Trips
Posted: February 4, 2015 Filed under: children, the California Condition Leave a commentfrom this New Yorker article by Michael Pollan about psilocybin:
Carhart-Harris doesn’t romanticize psychedelics, and he has little patience for the sort of “magical thinking” and “metaphysics” they promote. In his view, the forms of consciousness that psychedelics unleash are regressions to a more “primitive style of cognition.” Following Freud, he says that the mystical experience—whatever its source—returns us to the psychological condition of the infant, who has yet to develop a sense of himself as a bounded individual. The pinnacle of human development is the achievement of the ego, which imposes order on the anarchy of a primitive mind buffeted by magical thinking. (The developmental psychologist Alison Gopnik has speculated that the way young children perceive the world has much in common with the psychedelic experience. As she puts it, “They’re basically tripping all the time.”)
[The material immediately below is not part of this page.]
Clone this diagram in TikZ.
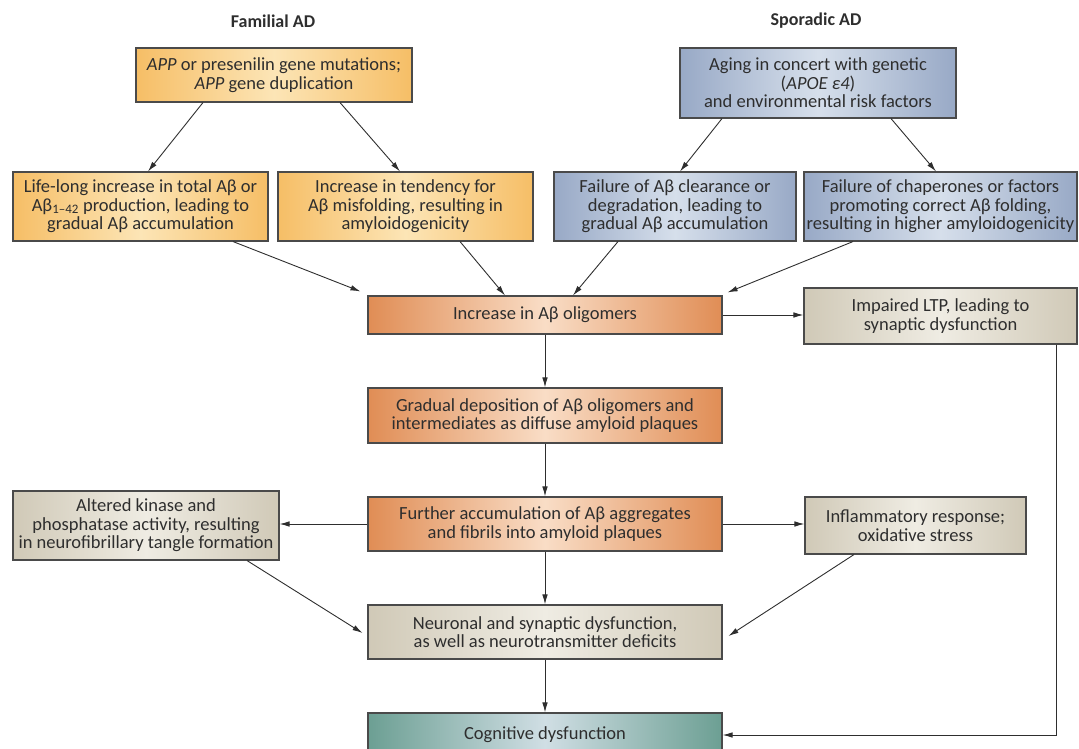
\documentclass[tikz,border=0pt]{standalone}
\usepackage{fontspec}
\setmainfont{Carlito}
\usetikzlibrary{arrows.meta}
\definecolor{adInk}{HTML}{2E2E2E}
\definecolor{adLine}{HTML}{4A4A4A}
\definecolor{famEdge}{HTML}{F6BE66}
\definecolor{famMid}{HTML}{FCE5B6}
\definecolor{spoEdge}{HTML}{98A9C6}
\definecolor{spoMid}{HTML}{D6DFEB}
\definecolor{oligEdge}{HTML}{E08D55}
\definecolor{oligMid}{HTML}{F9DDC6}
\definecolor{sideEdge}{HTML}{D0C9B7}
\definecolor{sideMid}{HTML}{EFECE3}
\definecolor{cogEdge}{HTML}{6C9F93}
\definecolor{cogMid}{HTML}{D0DEE4}
\tikzset{
 flowchart/.style={font=\fontsize{18.5}{18.5}\selectfont,text=adInk},
 box/.style={rectangle,draw=adLine,line width=1.1pt,align=center,inner sep=1pt},
 famBox/.style={box,left color=famEdge,right color=famEdge,middle color=famMid},
 spoBox/.style={box,left color=spoEdge,right color=spoEdge,middle color=spoMid},
 oligBox/.style={box,left color=oligEdge,right color=oligEdge,middle color=oligMid},
 sideBox/.style={box,left color=sideEdge,right color=sideEdge,middle color=sideMid},
 cogBox/.style={box,left color=cogEdge,right color=cogEdge,middle color=cogMid},
 groupTitle/.style={font=\fontsize{18}{18}\selectfont\bfseries},
 flow/.style={draw=adInk,line width=.9pt,-{Latex[length=10pt,width=5.5pt]}}
}

\begin{document}
\begin{tikzpicture}[flowchart,x=1pt,y=-1pt]
 \useasboundingbox (0,0) rectangle (1079,749);
 % the two origins
 \node[groupTitle] (famTitle) at (273,21) {Familial AD};
 \node[groupTitle] (spoTitle) at (816,21) {Sporadic AD};
 \node[famBox,minimum width=276pt,minimum height=54pt] (famMut) at (274,75)
   {\textit{APP} or presenilin gene mutations;\\\textit{APP} gene duplication};
 \node[spoBox,minimum width=276pt,minimum height=70pt] (spoRisk) at (818,83)
   {Aging in concert with genetic\\(\textit{APOE ε4})\\and environmental risk factors};
 \node[famBox,minimum width=255pt,minimum height=69pt] (famProd) at (140.5,206.5)
   {Life-long increase in total Aβ or\\Aβ\textsubscript{1--42} production, leading to\\gradual Aβ accumulation};
 \node[famBox,minimum width=255pt,minimum height=69pt] (famMisfold) at (405.5,206.5)
   {Increase in tendency for\\Aβ misfolding, resulting in\\amyloidogenicity};
 \node[spoBox,minimum width=242pt,minimum height=69pt] (spoClear) at (675,206.5)
   {Failure of Aβ clearance or\\degradation, leading to\\gradual Aβ accumulation};
 \node[spoBox,minimum width=273pt,minimum height=69pt] (spoChap) at (940.5,206.5)
   {Failure of chaperones or factors\\promoting correct Aβ folding,\\resulting in higher amyloidogenicity};
 % the cascade
 \node[oligBox,minimum width=354pt,minimum height=38pt] (olig) at (545,315) {Increase in Aβ oligomers};
 \node[sideBox,minimum width=273pt,minimum height=56pt] (ltp) at (940.5,316)
   {Impaired LTP, leading to\\synaptic dysfunction};
 \node[oligBox,minimum width=354pt,minimum height=55pt] (depo) at (545,415.5)
   {Gradual deposition of Aβ oligomers and\\intermediates as diffuse amyloid plaques};
 \node[oligBox,minimum width=354pt,minimum height=54pt] (plaque) at (545,524)
   {Further accumulation of Aβ aggregates\\and fibrils into amyloid plaques};
 \node[sideBox,minimum width=266pt,minimum height=69pt] (tangle) at (146,525.5)
   {Altered kinase and\\phosphatase activity, resulting\\in neurofibrillary tangle formation};
 \node[sideBox,minimum width=221pt,minimum height=57pt] (inflam) at (915.5,525.5)
   {Inflammatory response;\\oxidative stress};
 \node[sideBox,minimum width=354pt,minimum height=54pt] (neuro) at (545,632)
   {Neuronal and synaptic dysfunction,\\as well as neurotransmitter deficits};
 \node[cogBox,minimum width=354pt,minimum height=44pt] (cogn) at (545,735) {Cognitive dysfunction};
 % connectors
 \draw[flow] ([xshift=-71pt]famMut.south) -- ([xshift=7.5pt]famProd.north);
 \draw[flow] ([xshift=66pt]famMut.south) -- ([xshift=-5.5pt]famMisfold.north);
 \draw[flow] ([xshift=-96pt]spoRisk.south) -- ([xshift=5pt]spoClear.north);
 \draw[flow] ([xshift=73pt]spoRisk.south) -- ([xshift=-4.5pt]spoChap.north);
 \draw[flow] ([xshift=92.5pt]famProd.south) -- ([xshift=-7pt,yshift=4pt]olig.north west);
 \draw[flow] ([xshift=54.5pt]famMisfold.south) -- ([xshift=-40pt]olig.north);
 \draw[flow] ([xshift=-57pt]spoClear.south) -- ([xshift=28pt]olig.north);
 \draw[flow] ([xshift=-87.5pt]spoChap.south) -- ([xshift=5pt,yshift=3pt]olig.north east);
 \draw[flow] (olig.east) -- (olig.east -| ltp.west);
 \draw[flow] (olig) -- (depo);
 \draw[flow] (depo) -- (plaque);
 \draw[flow] (plaque.west) -- (plaque.west -| tangle.east);
 \draw[flow] (plaque.east) -- (plaque.east -| inflam.west);
 \draw[flow] (plaque) -- (neuro);
 \draw[flow] ([xshift=101pt]tangle.south) -- ([xshift=-5pt,yshift=-1pt]neuro.west);
 \draw[flow] ([xshift=-61.5pt]inflam.south) -- ([xshift=6pt,yshift=-4pt]neuro.east);
 \draw[flow] (neuro) -- (cogn);
 \draw[flow] ([xshift=115.5pt]ltp.south) |- (cogn.east);
\end{tikzpicture}
\end{document}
This article gives a lot of ammo to hippies:
He said that the N.I.M.H would need to see “a path to development” and suspects that “it would be very difficult to get a pharmaceutical company interested in developing this drug, since it cannot be patented.” It’s also unlikely that Big Pharma would have any interest in a drug that is administered only once or twice in the course of treatment. “There’s not a lot of money here when you can be cured with one session,” Bossis pointed out.
Interesting talking about psychoactive drugs in medicine: pretty fast you hit the boundaries of science:
PATIENT: What does this drug do?
DOCTOR: Well, medically, nothing, but it might… make you feel like your ego died and you’ve come into harmony with the great spirit of the cosmos?
We’re at the limit of medicine here, crossing over to religion or at least social anthropology.
If you’re taking mushrooms in a lab in a New York hospital, under medical supervision, that’s gonna affect your experience. If you take them after traveling to southern Mexico, in the house of a curandera, and you’re open to the idea that a curandera might have some kind of power, you’re gonna have another kind of experience:
In 1955, after years spent chasing down reports of the clandestine use of magic mushrooms among indigenous Mexicans, Wasson was introduced to them by María Sabina, a curandera—a healer, or shaman—in southern Mexico. Wasson’s awed first-person account of his psychedelic journey during a nocturnal mushroom ceremony inspired several scientists, including Timothy Leary, a well-regarded psychologist doing personality research at Harvard, to take up the study of psilocybin. After trying magic mushrooms in Cuernavaca, in 1960, Leary conceived the Harvard Psilocybin Project, to study the therapeutic potential of hallucinogens. His involvement with LSD came a few years later.
In the wake of Wasson’s research, Albert Hofmann experimented with magic mushrooms in 1957. “Thirty minutes after my taking the mushrooms, the exterior world began to undergo a strange transformation,” he wrote. “Everything assumed a Mexican character.”
(would they have assumed a “Mexican character” if Hofmann thought they came from Cambodia?)
If you get mushrooms from your college buddy, and the point is to clown around in the park, you’re gonna have another kind of experience. If you’re a true hippie open to the idea that mushroom spores traveled to Earth as a kind of message from some distant galaxy, that’s gonna affect your experience.
What about this context?:
In a double-blind experiment, twenty divinity students received a capsule of white powder right before a Good Friday service at Marsh Chapel, on the Boston University campus; ten contained psilocybin, ten an active placebo (nicotinic acid). Eight of the ten students receiving psilocybin reported a mystical experience, while only one in the control group experienced a feeling of “sacredness” and a “sense of peace.” (Telling the subjects apart was not difficult, rendering the double-blind a somewhat hollow conceit: those on the placebo sat sedately in their pews while the others lay down or wandered around the chapel, muttering things like “God is everywhere” and “Oh, the glory!”) Pahnke concluded that the experiences of eight who received the psilocybin were “indistinguishable from, if not identical with,” the classic mystical experiences reported in the literature by William James, Walter Stace, and others.
That ain’t exactly laboratory conditions – there’s lots going on here. I get that there’s a double-blind, but do you measure: who cared more about Good Friday going in? Who was further along on some kind of spiritual journey?
My own thinking on this much affected by ideas of Helytimes favorite Wade Davis. Got more interested re: ayahuasca. It’s one thing to take ayahuasca at a rented house in Malibu. Another thing to go to the Amazon, where your surroundings are halfway a hallucination before you drink a thing. Big difference how you feel here:
Vs. here:
Old advisor at college, a wonderful eccentric woman, used to say she thought all pre-meds should be anthropology majors.